YOUR TASK: Omit all images. Transcribe the rest of the material below exactly.

PROVIDED DATA:
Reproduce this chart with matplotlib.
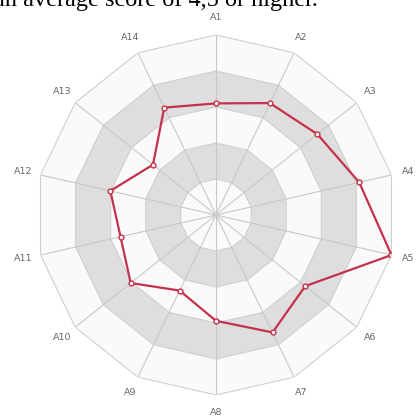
import numpy as np
import matplotlib.pyplot as plt

labels = ['A1', 'A2', 'A3', 'A4', 'A5', 'A6', 'A7', 'A8', 'A9', 'A10', 'A11', 'A12', 'A13', 'A14']
scores = [3.1, 3.45, 3.6, 4.08, 5.0, 3.17, 3.62, 2.94, 2.33, 3.03, 2.72, 3.01, 2.24, 3.31]
levels = [5, 4, 3, 2, 1]
band_colors = ['#fafafa', '#dedede', '#fafafa', '#dedede', '#fafafa']

n = len(labels)
theta = np.linspace(0, 2 * np.pi, n, endpoint=False)
theta_c = np.append(theta, theta[0])

fig = plt.figure(figsize=(4.16, 4.16), dpi=100)
ax = fig.add_axes([0.0865, 0.0505, 0.8654, 0.8654], projection='polar')
ax.set_theta_zero_location('N')
ax.set_theta_direction(-1)
ax.set_ylim(0, 5)
ax.grid(False)
ax.set_xticks([])
ax.set_yticks([])
ax.spines['polar'].set_visible(False)
ax.patch.set_alpha(0)

# alternating bands
for lv, col in zip(levels, band_colors):
    ax.fill(theta_c, [lv] * (n + 1), color=col, lw=0, zorder=1)
for lv in levels:
    ax.plot(theta_c, [lv] * (n + 1), color='#cfcfcf', lw=0.8, zorder=2)
for t in theta:
    ax.plot([t, t], [0, 5], color='#c8c8c8', lw=0.8, zorder=2)

sc = scores + scores[:1]
ax.plot(theta_c, sc, color='#c4314b', lw=1.6, zorder=3)
ax.plot(theta, scores, 'o', ms=3.5, mfc='white', mec='#c4314b', mew=1, zorder=4)

for t, lab in zip(theta, labels):
    ax.text(t, 5.48, lab, ha='center', va='center', fontsize=6.8, color='#666666', clip_on=False)

# caption from the page above, cut by the crop
fig.text(-0.014, 0.9856, 'an average score of 4,5 or higher.', family='Liberation Serif',
         fontsize=17.5, ha='left', va='baseline', color='black')

fig.savefig('out.png', dpi=100)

ANSWER TO THIS PROBLEM:
Reproduce this chart with matplotlib.
import numpy as np
import matplotlib.pyplot as plt

labels = ['A1', 'A2', 'A3', 'A4', 'A5', 'A6', 'A7', 'A8', 'A9', 'A10', 'A11', 'A12', 'A13', 'A14']
scores = [3.1, 3.45, 3.6, 4.08, 5.0, 3.17, 3.62, 2.94, 2.33, 3.03, 2.72, 3.01, 2.24, 3.31]
levels = [5, 4, 3, 2, 1]
band_colors = ['#fafafa', '#dedede', '#fafafa', '#dedede', '#fafafa']

n = len(labels)
theta = np.linspace(0, 2 * np.pi, n, endpoint=False)
theta_c = np.append(theta, theta[0])

fig = plt.figure(figsize=(4.16, 4.16), dpi=100)
ax = fig.add_axes([0.0865, 0.0505, 0.8654, 0.8654], projection='polar')
ax.set_theta_zero_location('N')
ax.set_theta_direction(-1)
ax.set_ylim(0, 5)
ax.grid(False)
ax.set_xticks([])
ax.set_yticks([])
ax.spines['polar'].set_visible(False)
ax.patch.set_alpha(0)

# alternating bands
for lv, col in zip(levels, band_colors):
    ax.fill(theta_c, [lv] * (n + 1), color=col, lw=0, zorder=1)
for lv in levels:
    ax.plot(theta_c, [lv] * (n + 1), color='#cfcfcf', lw=0.8, zorder=2)
for t in theta:
    ax.plot([t, t], [0, 5], color='#c8c8c8', lw=0.8, zorder=2)

sc = scores + scores[:1]
ax.plot(theta_c, sc, color='#c4314b', lw=1.6, zorder=3)
ax.plot(theta, scores, 'o', ms=3.5, mfc='white', mec='#c4314b', mew=1, zorder=4)

for t, lab in zip(theta, labels):
    ax.text(t, 5.48, lab, ha='center', va='center', fontsize=6.8, color='#666666', clip_on=False)

# caption from the page above, cut by the crop
fig.text(-0.014, 0.9856, 'an average score of 4,5 or higher.', family='Liberation Serif',
         fontsize=17.5, ha='left', va='baseline', color='black')

fig.savefig('out.png', dpi=100)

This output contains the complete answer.